Many investors are always looking for smaller companies or ‘the next big thing’ to incorporate into their portfolio, however there are an increasing number of investors who are looking to get involved with some of the biggest names in the markets. There are a plethora of reasons that would attract any investor towards these larger cap companies such as Microsoft that have a market cap of 1 trillion USD.
Big corporations are often sought after by those investors who are averse to risk, and who are looking for diversified revenue generation and strong capital returns. However there is a glaringly obvious factor to consider when investing in a company that has previous success and is looking to extend it, and that of course is the health of the company’s financial reports.
Looking at Microsoft some key elements to look at with a company of this scale is their liquidity and debt levels, as these can be strong indicators as to whether or not the company can stay strong during an economic crisis or fund acquisitions for the future growth of the company as a whole.
Over the course of the last financial year, Microsoft have sustained a relatively stable debt level of $86 Billion USD which includes long term debt. With the level of debt Microsoft has, the company currently is sitting with $132 Billion USD in liquid capital and short term investments, which the company has available for them to use for operating costs. In addition to this, the company has generated $47 Billion USD in operating cash flow over the same length of time, which put all together leaves Microsoft with an operating cash to debt ratio of around 55%, which in simple terms means that the company’s current level of available capital is more than enough to cover their debt.

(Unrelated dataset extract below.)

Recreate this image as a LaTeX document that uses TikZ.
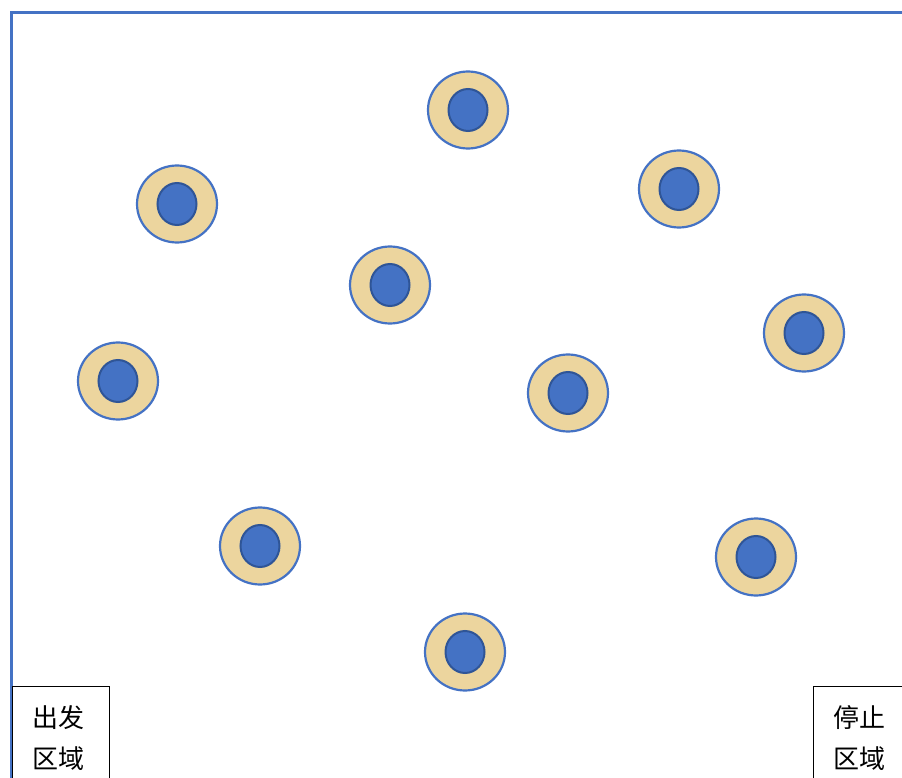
\documentclass[tikz,border=0pt]{standalone}
\usepackage{fontspec}
\usepackage{tikz}
\usetikzlibrary{positioning,shapes.geometric}
\newfontfamily\cjk{Noto Sans CJK SC}
\definecolor{rimblue}{RGB}{68,114,196}
\definecolor{coreblue}{RGB}{47,85,151}
\definecolor{tan}{RGB}{236,213,158}

\begin{document}
\begin{tikzpicture}[
  x=1pt, y=-1pt,
  wall/.style  = {draw=rimblue, line width=3pt},
  ring/.style  = {ellipse, draw=rimblue, fill=tan, line width=2.2pt,
                  minimum width=80pt, minimum height=77pt, inner sep=0pt},
  core/.style  = {ellipse, draw=coreblue, fill=rimblue, line width=2pt,
                  minimum width=39pt, minimum height=42pt, inner sep=0pt},
  zone/.style  = {draw=black, line width=0.8pt, anchor=north west, align=left,
                  font=\cjk\fontsize{26pt}{41pt}\selectfont,
                  minimum width=97pt, text width=57pt,
                  inner xsep=20pt, inner ysep=19pt},
]
\useasboundingbox (0,0) rectangle (902,778);

% ================= field border ========================================
\draw[wall] (11,778) -- (11,13) -- (902,13);

% ================= obstacles ===========================================
\foreach \nm/\x/\y in {a/468/110, b/177/204, c/679/189, d/390/285, e/804/333,
                       f/118/381, g/568/393, h/260/546, i/756/557, j/465/652} {
  \node[ring] (ring-\nm) at (\x,\y) {};
  \node[core] (core-\nm) at (ring-\nm.center) {};
}

% ================= start / stop zones ==================================
\node[zone] (start) at (12,686)  {出发\\区域};
\node[zone] (stop)  at (813,686) {停止\\区域};

\end{tikzpicture}
\end{document}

Microsoft is not new to the industry by any means, and they have shown that as the company has consistently kept a safe level of current assets, that meet its obligations to short term commitments, with the company’s ratio standing at a respectable 2.97x. This ratio is calculated by dividing Microsoft’s current assets by their outstanding liabilities. Commonly in the software sector the current ratio upheld by Microsoft is more than reasonable as there is a soft cushion of capital for the company without leaving too much capital stagnant or in a low income investment. Currently as the company stands Microsoft has a debt to equity ratio of 83% and with this figure the company can be seen as an over average leveraged company, which is no surprise to seasoned investors as large cap companies find that issuing equity to be marginally more expensive than issuing debt. Since large cap companies are seen as a safer bet than their smaller competitions, companies like Microsoft enjoy a lower cost of capital.
In summary although Microsoft has a considerable debt level, which is towards the higher end when it comes to large cap companies, their arrangement of capital seems to be more than adequate enough to meet their short and long term obligations, which in simple terms means their debt is being utilized efficiently.